I don't see a negative number in you paste?

> An other point is that the highest value seems to be *always* the good one
> (assuming this time that the middle number is the number of increments).

DISCLAIMER: This is me responding off the cuff without digging into it further.

Depends on the source of the problem. If the problem, as theorized in
the ticket, is caused by non-clean shutdown of nodes the expected
result *should* be that we effectively "loose" counter increments.
Given a particular leader among the replicas, suppose you increment
counter C by N1, followed by un-clean shutdown with the value never
having been written to the commit log. On the next increment of C by
N2, a counter shard would be generated which has the value being
base+N2 instead of base+N1 (assuming the memtable wasn't flushed and
no other writes to the same counter column happened).

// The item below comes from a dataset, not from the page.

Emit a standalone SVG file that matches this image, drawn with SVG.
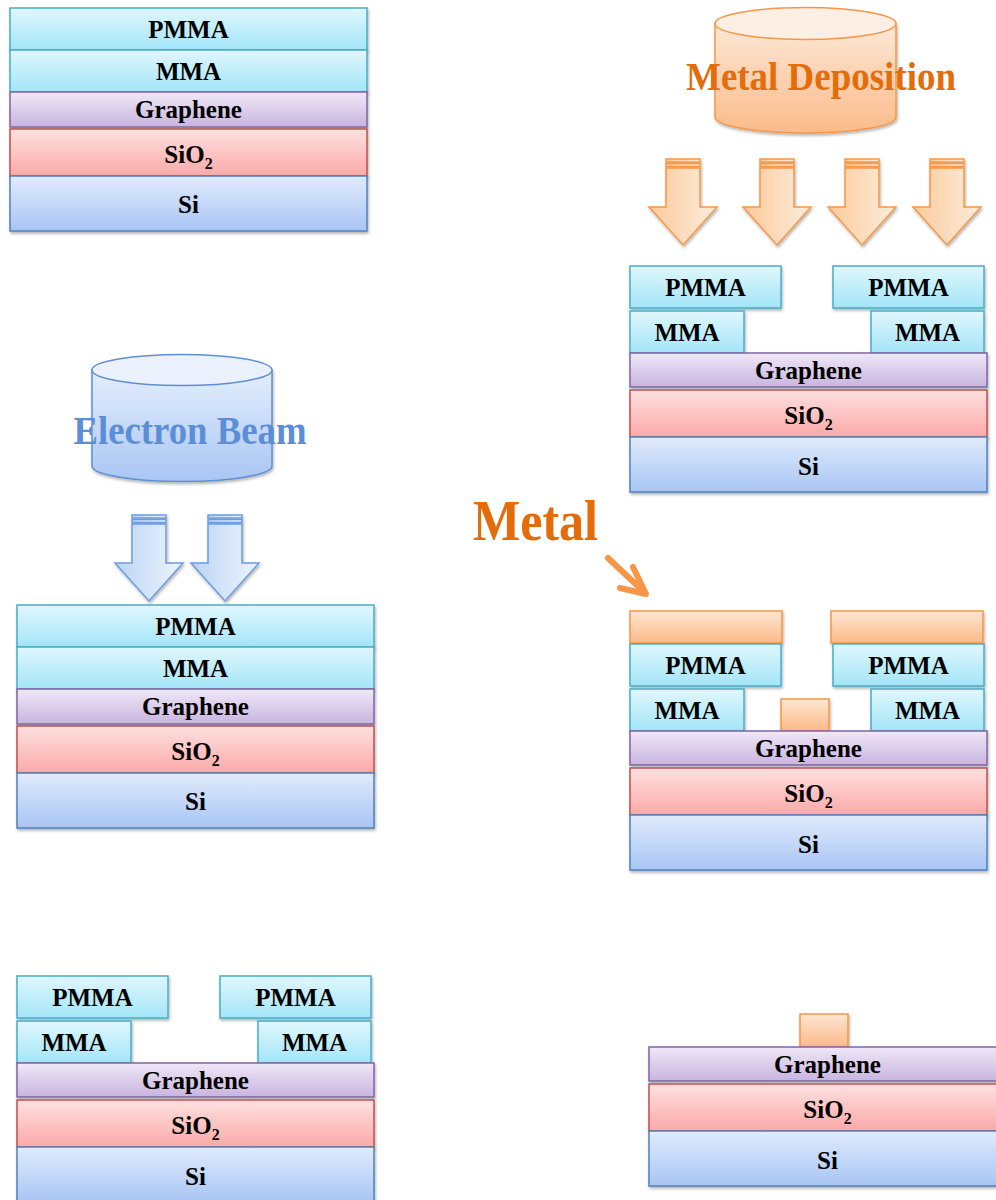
<svg xmlns="http://www.w3.org/2000/svg" xmlns:xlink="http://www.w3.org/1999/xlink" width="996" height="1200" viewBox="0 0 996 1200">
<defs>
  <linearGradient id="gPmma" x1="0" y1="0" x2="0" y2="1"><stop offset="0" stop-color="#e0f7fd"/><stop offset="1" stop-color="#a3e5f8"/></linearGradient>
  <linearGradient id="gGraph" x1="0" y1="0" x2="0" y2="1"><stop offset="0" stop-color="#f0e8f7"/><stop offset="1" stop-color="#c8b5df"/></linearGradient>
  <linearGradient id="gSio2" x1="0" y1="0" x2="0" y2="1"><stop offset="0" stop-color="#fde1e0"/><stop offset="1" stop-color="#fba9a8"/></linearGradient>
  <linearGradient id="gSi" x1="0" y1="0" x2="0" y2="1"><stop offset="0" stop-color="#e0ebfc"/><stop offset="1" stop-color="#a8c5f4"/></linearGradient>
  <linearGradient id="gMetal" x1="0" y1="0" x2="0" y2="1"><stop offset="0" stop-color="#fde6d3"/><stop offset="1" stop-color="#fbba88"/></linearGradient>
  <linearGradient id="gArrowB" x1="0" y1="0" x2="1" y2="0"><stop offset="0" stop-color="#bcd4f4"/><stop offset="1" stop-color="#edf4fe"/></linearGradient>
  <linearGradient id="gArrowO" x1="0" y1="0" x2="1" y2="0"><stop offset="0" stop-color="#fbca9b"/><stop offset="1" stop-color="#fdeddc"/></linearGradient>
  <linearGradient id="gCylB" x1="0" y1="0" x2="0" y2="1"><stop offset="0" stop-color="#e4eefc"/><stop offset="1" stop-color="#a9c6f4"/></linearGradient>
  <linearGradient id="gCylO" x1="0" y1="0" x2="0" y2="1"><stop offset="0" stop-color="#fde8d6"/><stop offset="1" stop-color="#fbbb8a"/></linearGradient>
  <filter id="sh" x="-10%" y="-10%" width="120%" height="130%">
    <feDropShadow dx="1" dy="2" stdDeviation="1.5" flood-color="#000" flood-opacity="0.3"/>
  </filter>
  <g id="blockArrow">
    <rect x="-17" y="0" width="34" height="3"/>
    <rect x="-17" y="4.5" width="34" height="3"/>
    <path d="M-17,9 H17 V48 H34 L0,86 L-34,48 H-17 Z"/>
  </g>
  <style>
    .lay { stroke-width: 1.5; filter: url(#sh); }
    .pmma { fill: url(#gPmma); stroke: #4bacc6; }
    .gra { fill: url(#gGraph); stroke: #8064a2; }
    .sio { fill: url(#gSio2); stroke: #c0504d; }
    .si { fill: url(#gSi); stroke: #4f81bd; }
    .met { fill: url(#gMetal); stroke: #f79646; }
    .lbl { font-family: "Liberation Serif", "Times New Roman", serif; font-weight: bold; font-size: 25px; fill: #000; text-anchor: middle; }
    .sub { font-size: 16px; }
    .big { font-family: "Liberation Serif", "Times New Roman", serif; font-weight: bold; }
    .arB { fill: url(#gArrowB); stroke: #6c9be0; stroke-width: 1.5; stroke-linejoin: miter; filter: url(#sh); }
    .arO { fill: url(#gArrowO); stroke: #f79646; stroke-width: 1.5; filter: url(#sh); }
  </style>
</defs>
<rect x="0" y="0" width="996" height="1200" fill="#ffffff"/>

<!-- Stack 1: initial -->
<g id="stack1" transform="translate(10,8)">
  <rect class="lay pmma" x="0" y="0" width="357" height="42"/>
  <rect class="lay pmma" x="0" y="42" width="357" height="42"/>
  <rect class="lay gra" x="0" y="84" width="357" height="35"/>
  <rect class="lay sio" x="0" y="121" width="357" height="47"/>
  <rect class="lay si" x="0" y="168" width="357" height="55"/>
  <text class="lbl" x="178.5" y="30">PMMA</text>
  <text class="lbl" x="178.5" y="72">MMA</text>
  <text class="lbl" x="178.5" y="110">Graphene</text>
  <text class="lbl" x="178.5" y="155">SiO<tspan class="sub" dy="6">2</tspan></text>
  <text class="lbl" x="178.5" y="205">Si</text>
</g>

<!-- Electron beam source -->
<g id="ebeam-source">
  <path d="M92,370 V466 A90,15.5 0 0 0 272,466 V370 Z" fill="url(#gCylB)" stroke="#5e8fd3" stroke-width="1.5" filter="url(#sh)"/>
  <ellipse cx="182" cy="370" rx="90" ry="15.5" fill="#eaf1fd" stroke="#5e8fd3" stroke-width="1.5"/>
  <text class="big" x="190" y="444" font-size="39" text-anchor="middle" textLength="233" lengthAdjust="spacingAndGlyphs" fill="#5b8ed7">Electron Beam</text>
</g>

<g id="ebeam-arrows">
  <use xlink:href="#blockArrow" class="arB" transform="translate(149,515)"/>
  <use xlink:href="#blockArrow" class="arB" transform="translate(225,515)"/>
</g>

<!-- Stack 2: exposure -->
<g id="stack2" transform="translate(17,605)">
  <rect class="lay pmma" x="0" y="0" width="357" height="42"/>
  <rect class="lay pmma" x="0" y="42" width="357" height="42"/>
  <rect class="lay gra" x="0" y="84" width="357" height="35"/>
  <rect class="lay sio" x="0" y="121" width="357" height="47"/>
  <rect class="lay si" x="0" y="168" width="357" height="55"/>
  <text class="lbl" x="178.5" y="30">PMMA</text>
  <text class="lbl" x="178.5" y="72">MMA</text>
  <text class="lbl" x="178.5" y="110">Graphene</text>
  <text class="lbl" x="178.5" y="155">SiO<tspan class="sub" dy="6">2</tspan></text>
  <text class="lbl" x="178.5" y="205">Si</text>
</g>

<!-- Stack 3: developed -->
<g id="stack3" transform="translate(17,976)">
  <rect class="lay pmma" x="0" y="0" width="151" height="42"/>
  <rect class="lay pmma" x="203" y="0" width="151" height="42"/>
  <rect class="lay pmma" x="0" y="45" width="114" height="42"/>
  <rect class="lay pmma" x="241" y="45" width="113" height="42"/>
  <rect class="lay gra" x="0" y="87" width="357" height="34"/>
  <rect class="lay sio" x="0" y="124" width="357" height="47"/>
  <rect class="lay si" x="0" y="171" width="357" height="55"/>
  <text class="lbl" x="75.5" y="30">PMMA</text>
  <text class="lbl" x="278.5" y="30">PMMA</text>
  <text class="lbl" x="57" y="75">MMA</text>
  <text class="lbl" x="297.5" y="75">MMA</text>
  <text class="lbl" x="178.5" y="113">Graphene</text>
  <text class="lbl" x="178.5" y="158">SiO<tspan class="sub" dy="6">2</tspan></text>
  <text class="lbl" x="178.5" y="209">Si</text>
</g>

<!-- Metal deposition source -->
<g id="metal-source">
  <path d="M715,23.5 V117 A90.5,16 0 0 0 896,117 V23.5 Z" fill="url(#gCylO)" stroke="#f79646" stroke-width="1.5" filter="url(#sh)"/>
  <ellipse cx="805.5" cy="23.5" rx="90.5" ry="16" fill="#fdefe3" stroke="#f79646" stroke-width="1.5"/>
  <text class="big" x="821" y="90" font-size="40" text-anchor="middle" textLength="270" lengthAdjust="spacingAndGlyphs" fill="#e46c0a">Metal Deposition</text>
</g>

<g id="metal-arrows">
  <use xlink:href="#blockArrow" class="arO" transform="translate(683,159)"/>
  <use xlink:href="#blockArrow" class="arO" transform="translate(777,159)"/>
  <use xlink:href="#blockArrow" class="arO" transform="translate(862,159)"/>
  <use xlink:href="#blockArrow" class="arO" transform="translate(947,159)"/>
</g>

<!-- Stack 4: before deposition -->
<g id="stack4" transform="translate(630,266)">
  <rect class="lay pmma" x="0" y="0" width="151" height="42"/>
  <rect class="lay pmma" x="203" y="0" width="151" height="42"/>
  <rect class="lay pmma" x="0" y="45" width="114" height="42"/>
  <rect class="lay pmma" x="241" y="45" width="113" height="42"/>
  <rect class="lay gra" x="0" y="87" width="357" height="34"/>
  <rect class="lay sio" x="0" y="124" width="357" height="47"/>
  <rect class="lay si" x="0" y="171" width="357" height="55"/>
  <text class="lbl" x="75.5" y="30">PMMA</text>
  <text class="lbl" x="278.5" y="30">PMMA</text>
  <text class="lbl" x="57" y="75">MMA</text>
  <text class="lbl" x="297.5" y="75">MMA</text>
  <text class="lbl" x="178.5" y="113">Graphene</text>
  <text class="lbl" x="178.5" y="158">SiO<tspan class="sub" dy="6">2</tspan></text>
  <text class="lbl" x="178.5" y="209">Si</text>
</g>

<!-- Metal label -->
<g id="metal-label">
  <text class="big" x="473" y="540" font-size="56" textLength="125" lengthAdjust="spacingAndGlyphs" fill="#e46c0a">Metal</text>
</g>

<g id="connectors">
  <path d="M608,558 L644,592" fill="none" stroke="#f79646" stroke-width="6" stroke-linecap="round"/>
  <path d="M620,588 L646,594 L633,567" fill="none" stroke="#f79646" stroke-width="6" stroke-linecap="round" stroke-linejoin="round"/>
</g>

<!-- Stack 5: after deposition -->
<g id="stack5" transform="translate(630,644)">
  <rect class="lay met" x="0" y="-33" width="152" height="32"/>
  <rect class="lay met" x="201" y="-33" width="152" height="32"/>
  <rect class="lay pmma" x="0" y="0" width="151" height="42"/>
  <rect class="lay pmma" x="203" y="0" width="151" height="42"/>
  <rect class="lay pmma" x="0" y="45" width="114" height="42"/>
  <rect class="lay pmma" x="241" y="45" width="113" height="42"/>
  <rect class="lay met" x="151" y="55" width="48" height="32"/>
  <rect class="lay gra" x="0" y="87" width="357" height="34"/>
  <rect class="lay sio" x="0" y="124" width="357" height="47"/>
  <rect class="lay si" x="0" y="171" width="357" height="55"/>
  <text class="lbl" x="75.5" y="30">PMMA</text>
  <text class="lbl" x="278.5" y="30">PMMA</text>
  <text class="lbl" x="57" y="75">MMA</text>
  <text class="lbl" x="297.5" y="75">MMA</text>
  <text class="lbl" x="178.5" y="113">Graphene</text>
  <text class="lbl" x="178.5" y="158">SiO<tspan class="sub" dy="6">2</tspan></text>
  <text class="lbl" x="178.5" y="209">Si</text>
</g>

<!-- Stack 6: lift-off -->
<g id="stack6" transform="translate(649,960)">
  <rect class="lay met" x="151" y="54" width="48" height="33"/>
  <rect class="lay gra" x="0" y="87" width="357" height="34"/>
  <rect class="lay sio" x="0" y="124" width="357" height="47"/>
  <rect class="lay si" x="0" y="171" width="357" height="55"/>
  <text class="lbl" x="178.5" y="113">Graphene</text>
  <text class="lbl" x="178.5" y="158">SiO<tspan class="sub" dy="6">2</tspan></text>
  <text class="lbl" x="178.5" y="209">Si</text>
</g>
</svg>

When this gets replicated to other nodes, they would see a value based
on N1 and a value based on N2, both with the same clock. It would
choose the higher one. In either case as far as I can tell (off the
top of my head), *some* counter increment is lost. The only way I can
see (again off the top of my head) the resulting value being correct
is if the later increment (N2 in this case) is somehow including N1 as
well (e.g., because it was generated by first reading the current
counter value).

-- 
/ Peter Schuller (@scode, http://worldmodscode.wordpress.com)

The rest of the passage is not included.